Pope Francis ended his visit to the violence-torn Central African Republic with cries for peace and pleas for a mercy that seeks and grants forgiveness.
In a country where political and ethnic rivalries also have split the population along religious lines, Pope Francis began Monday with a visit to the Koudoukou mosque in the predominantly Muslim PK5 area of Bangui.
After two years of civil war, much of the recurrent violence in the country involves the murder of a Christian or a Muslim, then retaliations from members of the other community. Most areas of Bangui are divided into Christian or Muslim neighbourhoods with “buffer zones” between them patrolled by UN peacekeepers.
“God is peace, ‘salam,'” the Pope said in his speech at the mosque, where armed UN peacekeepers monitored the crowd outside from each of the three minarets.
“Christians and Muslims are brothers and sisters,” created by the same God, he said, and they must act like it.
“Together, we must say no to hatred, to revenge and to violence, particularly that violence which is perpetrated in the name of a religion or of God himself,” Pope Francis added.
“The recent events and acts of violence which have shaken your country were not grounded in properly religious motives,” he said, but some have used God’s name as an excuse for their actions, which “disfigures the face of God.”
Pope Francis prayed that the elections scheduled for December 27 would be a symbol and victory of national unity rather than being seen as the victory of one particular faction.
“Make your country a welcoming home for all its children, regardless of their ethnic origin, political affiliation or religious confession,” the Pope urged the people.

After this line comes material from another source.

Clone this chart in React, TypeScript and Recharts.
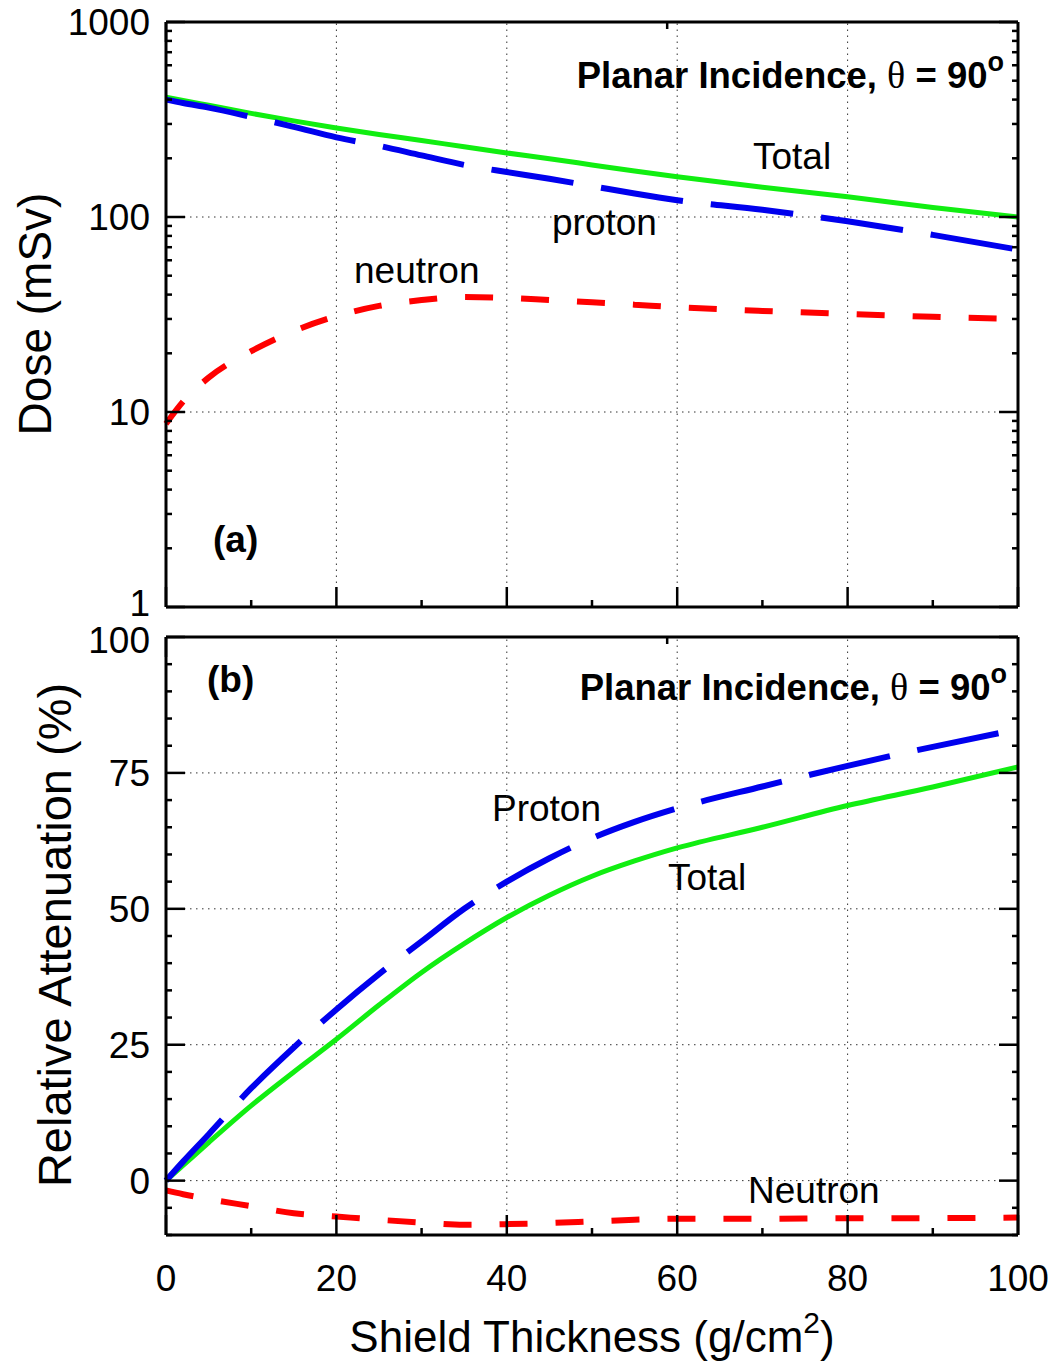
import React from "react";
import { LineChart, Line, XAxis, YAxis, ReferenceLine } from "recharts";

// shield thickness (g/cm2)
const thickness = [0, 2, 5, 10, 15, 20, 25, 30, 35, 40, 45, 50, 55, 60, 70, 80, 90, 100];

// (a) dose, mSv
const doseTotal = [412, 396, 374, 340, 311, 286, 265, 247, 229, 213, 199, 185, 172, 161, 142, 127, 112, 100];
const doseProton = [400, 384, 364, 326, 290, 256, 232, 207, 185, 170, 157, 144, 132, 122, 109, 95, 81, 68];
const doseNeutron = [8.7, 11.3, 15, 20.5, 26, 31, 35, 37.5, 38.9, 38.5, 37.5, 36.5, 35.5, 34.5, 33, 31.8, 30.8, 30];

// (b) relative attenuation, %
const attenProton = [0, 3.5, 8.5, 17, 24.5, 31.5, 38, 44, 50, 55, 59.3, 63, 66, 68.5, 72.5, 76.3, 79.8, 83];
const attenTotal = [0, 2.8, 7, 13.8, 20, 26, 32.3, 38.3, 43.6, 48.4, 52.5, 56, 58.8, 61.2, 65, 69, 72.4, 76.1];
const attenNeutron = [-1.8, -2.5, -3.4, -4.7, -6.0, -6.6, -7.2, -7.7, -8.1, -8.0, -7.8, -7.5, -7.2, -7.0, -7.0, -6.9, -6.9, -6.8];

const xTicks = [0, 10, 20, 30, 40, 50, 60, 70, 80, 90, 100];
const xGrid = [20, 40, 60, 80];
const logTicks = [1, 2, 3, 4, 5, 6, 7, 8, 9, 10, 20, 30, 40, 50, 60, 70, 80, 90, 100, 200, 300, 400, 500, 600, 700, 800, 900, 1000];
const logGrid = [10, 100];
const attenTicks = [-10, -5, 0, 5, 10, 15, 20, 25, 30, 35, 40, 45, 50, 55, 60, 65, 70, 75, 80, 85, 90, 95, 100];
const attenGrid = [0, 25, 50, 75];

const topData = thickness.map((t, i) => ({ t, total: doseTotal[i], proton: doseProton[i], neutron: doseNeutron[i] }));
const botData = thickness.map((t, i) => ({ t, total: attenTotal[i], proton: attenProton[i], neutron: attenNeutron[i] }));

const FONT = "'Liberation Sans', Arial, Helvetica, sans-serif";
const axisLine = { stroke: "#000", strokeWidth: 3 };
const GREEN = "#11ee11";
const BLUE = "#0000ee";
const RED = "#ff0000";

const isLogMajor = (v: number) => Math.abs(Math.log10(v) - Math.round(Math.log10(v))) < 1e-9;
const isAttenMajor = (v: number) => v >= 0 && v % 25 === 0;

function xTick(dir: number, showLabel: boolean) {
  return (p: any) => {
    const v = p.payload.value;
    const major = v % 20 === 0;
    const len = major ? 20 : 7;
    return (
      <g>
        <line x1={p.x} x2={p.x} y1={p.y} y2={p.y + dir * len} stroke="#000" strokeWidth={2.5} />
        {showLabel && major && (
          <text x={p.x} y={p.y + 56} textAnchor="middle" fontSize={37} fontFamily={FONT} fill="#000">
            {v}
          </text>
        )}
      </g>
    );
  };
}

// shift: small vertical nudge for the end labels, where the two panels meet
function yTick(dir: number, isMajor: (v: number) => boolean, showLabel: boolean, shift?: (v: number) => number) {
  return (p: any) => {
    const v = p.payload.value;
    const major = isMajor(v);
    const len = major ? 19 : 6;
    const dy = shift ? shift(v) : 0;
    return (
      <g>
        <line x1={p.x} x2={p.x + dir * len} y1={p.y} y2={p.y} stroke="#000" strokeWidth={2.5} />
        {showLabel && major && (
          <text x={p.x - 16} y={p.y + 13 + dy} textAnchor="end" fontSize={37} fontFamily={FONT} fill="#000">
            {v}
          </text>
        )}
      </g>
    );
  };
}

const halo = { stroke: "#fff", strokeWidth: 10, paintOrder: "stroke" as any };

function Title({ x, y }: { x: number; y: number }) {
  return (
    <text x={x} y={y} textAnchor="end" fontSize={36.5} fontWeight="bold" fontFamily={FONT} fill="#000" {...halo}>
      Planar Incidence,{" "}
      <tspan fontFamily="'Liberation Serif', 'Times New Roman', serif" fontWeight="normal" fontSize={38}>
        θ
      </tspan>{" "}
      = 90
      <tspan dy={-17} fontSize={27}>
        o
      </tspan>
    </text>
  );
}

const label = (x: number, y: number, s: string, bold = false) => (
  <text x={x} y={y} fontSize={37} fontWeight={bold ? "bold" : "normal"} fontFamily={FONT} fill="#000" {...halo}>
    {s}
  </text>
);

export default function App() {
  return (
    <div style={{ position: "absolute", left: 0, top: 0, width: 1059, height: 1363, background: "#fff" }}>
      <div style={{ position: "absolute", left: 0, top: 0 }}>
        <LineChart width={1059} height={625} data={topData} margin={{ top: 12, right: 31, bottom: 8, left: 106 }}>
          <XAxis xAxisId="b" dataKey="t" type="number" domain={[0, 100]} ticks={xTicks} interval={0} height={10}
            axisLine={axisLine} tickLine={false} tickSize={0} tickMargin={0} tick={xTick(-1, false)} />
          <XAxis xAxisId="top" orientation="top" type="number" domain={[0, 100]} ticks={xTicks} interval={0} height={10}
            axisLine={axisLine} tickLine={false} tickSize={0} tickMargin={0} tick={xTick(1, false)} />
          <YAxis yAxisId="l" scale="log" type="number" domain={[1, 1000]} allowDataOverflow ticks={logTicks} interval={0} width={60}
            axisLine={axisLine} tickLine={false} tickSize={0} tickMargin={0}
            tick={yTick(1, isLogMajor, true, (v) => (v === 1 ? -4 : 0))} />
          <YAxis yAxisId="r" orientation="right" scale="log" type="number" domain={[1, 1000]} allowDataOverflow ticks={logTicks} interval={0} width={10}
            axisLine={axisLine} tickLine={false} tickSize={0} tickMargin={0} tick={yTick(-1, isLogMajor, false)} />
          {xGrid.map((v) => (
            <ReferenceLine key={"x" + v} xAxisId="b" yAxisId="l" x={v} stroke="#333" strokeWidth={1} strokeDasharray="1.5 4.5" />
          ))}
          {logGrid.map((v) => (
            <ReferenceLine key={"y" + v} xAxisId="b" yAxisId="l" y={v} stroke="#333" strokeWidth={1} strokeDasharray="1.5 4.5" />
          ))}
          <Line xAxisId="b" yAxisId="l" type="monotone" dataKey="total" stroke={GREEN} strokeWidth={5} dot={false} isAnimationActive={false} />
          <Line xAxisId="b" yAxisId="l" type="monotone" dataKey="proton" stroke={BLUE} strokeWidth={6} strokeDasharray="83 28" dot={false} isAnimationActive={false} />
          <Line xAxisId="b" yAxisId="l" type="monotone" dataKey="neutron" stroke={RED} strokeWidth={6} strokeDasharray="28 28" dot={false} isAnimationActive={false} />
          <Title x={1004} y={88} />
          {label(753, 169, "Total")}
          {label(552, 235, "proton")}
          {label(354, 283, "neutron")}
          {label(213, 552, "(a)", true)}
          <text transform="translate(51,314) rotate(-90)" textAnchor="middle" fontSize={46} fontFamily={FONT} fill="#000">
            Dose (mSv)
          </text>
        </LineChart>
      </div>
      <div style={{ position: "absolute", left: 0, top: 620 }}>
        <LineChart width={1059} height={743} data={botData} margin={{ top: 7, right: 31, bottom: 28, left: 106 }}>
          <XAxis xAxisId="b" dataKey="t" type="number" domain={[0, 100]} ticks={xTicks} interval={0} height={100}
            axisLine={axisLine} tickLine={false} tickSize={0} tickMargin={0} tick={xTick(-1, true)} />
          <XAxis xAxisId="top" orientation="top" type="number" domain={[0, 100]} ticks={xTicks} interval={0} height={10}
            axisLine={axisLine} tickLine={false} tickSize={0} tickMargin={0} tick={xTick(1, false)} />
          <YAxis yAxisId="l" type="number" domain={[-10, 100]} allowDataOverflow ticks={attenTicks} interval={0} width={60}
            axisLine={axisLine} tickLine={false} tickSize={0} tickMargin={0}
            tick={yTick(1, isAttenMajor, true, (v) => (v === 100 ? 3 : 0))} />
          <YAxis yAxisId="r" orientation="right" type="number" domain={[-10, 100]} allowDataOverflow ticks={attenTicks} interval={0} width={10}
            axisLine={axisLine} tickLine={false} tickSize={0} tickMargin={0} tick={yTick(-1, isAttenMajor, false)} />
          {xGrid.map((v) => (
            <ReferenceLine key={"x" + v} xAxisId="b" yAxisId="l" x={v} stroke="#333" strokeWidth={1} strokeDasharray="1.5 4.5" />
          ))}
          {attenGrid.map((v) => (
            <ReferenceLine key={"y" + v} xAxisId="b" yAxisId="l" y={v} stroke="#333" strokeWidth={1} strokeDasharray="1.5 4.5" />
          ))}
          <Line xAxisId="b" yAxisId="l" type="monotone" dataKey="total" stroke={GREEN} strokeWidth={5} dot={false} isAnimationActive={false} />
          <Line xAxisId="b" yAxisId="l" type="monotone" dataKey="proton" stroke={BLUE} strokeWidth={6} strokeDasharray="83 28" dot={false} isAnimationActive={false} />
          <Line xAxisId="b" yAxisId="l" type="monotone" dataKey="neutron" stroke={RED} strokeWidth={6} strokeDasharray="28 28" dot={false} isAnimationActive={false} />
          <Title x={1007} y={80} />
          {label(207, 72, "(b)", true)}
          {label(492, 201, "Proton")}
          {label(668, 270, "Total")}
          {label(748, 583, "Neutron")}
          <text transform="translate(71,315) rotate(-90)" textAnchor="middle" fontSize={47} fontFamily={FONT} fill="#000">
            Relative Attenuation (%)
          </text>
          <text x={592} y={732} textAnchor="middle" fontSize={44} fontFamily={FONT} fill="#000">
            Shield Thickness (g/cm
            <tspan dy={-19} fontSize={30}>2</tspan>
            <tspan dy={19}>)</tspan>
          </text>
        </LineChart>
      </div>
    </div>
  );
}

Tidiani Moussa Naibi, the imam of the mosque, assured the pope that Central African Christians and Muslims know that they are brothers and sisters. “Trouble mongers could delay the completion of a particular project of common interest or compromise for a time a particular activity, but never, ‘inshallah,’ (God willing) can they destroy the bonds of brotherhood that unite our communities so solidly.”
After the speeches, Pope Francis asked the imam to show him the mihrab, which indicates the direction of Mecca, the direction Muslims face when praying. The Pope and imam stood in front of it for several moments of silence.
The Catholic archbishop of Bangui, the president of the country’s evangelical Christian alliance and another imam have been leading a very public campaign of education and cooperation to end the violence. The three were present at the mosque for the pope’s visit.
Afterward, the Pope visited the camp for displaced people that has sprouted around the mosque, just as other camps have mushroomed around the city’s Catholic parishes.
To show just how special the visit was, Pope Francis personally opened the Holy Door at Bangui’s cathedral on Sunday, nine days before the official opening of the Year of Mercy.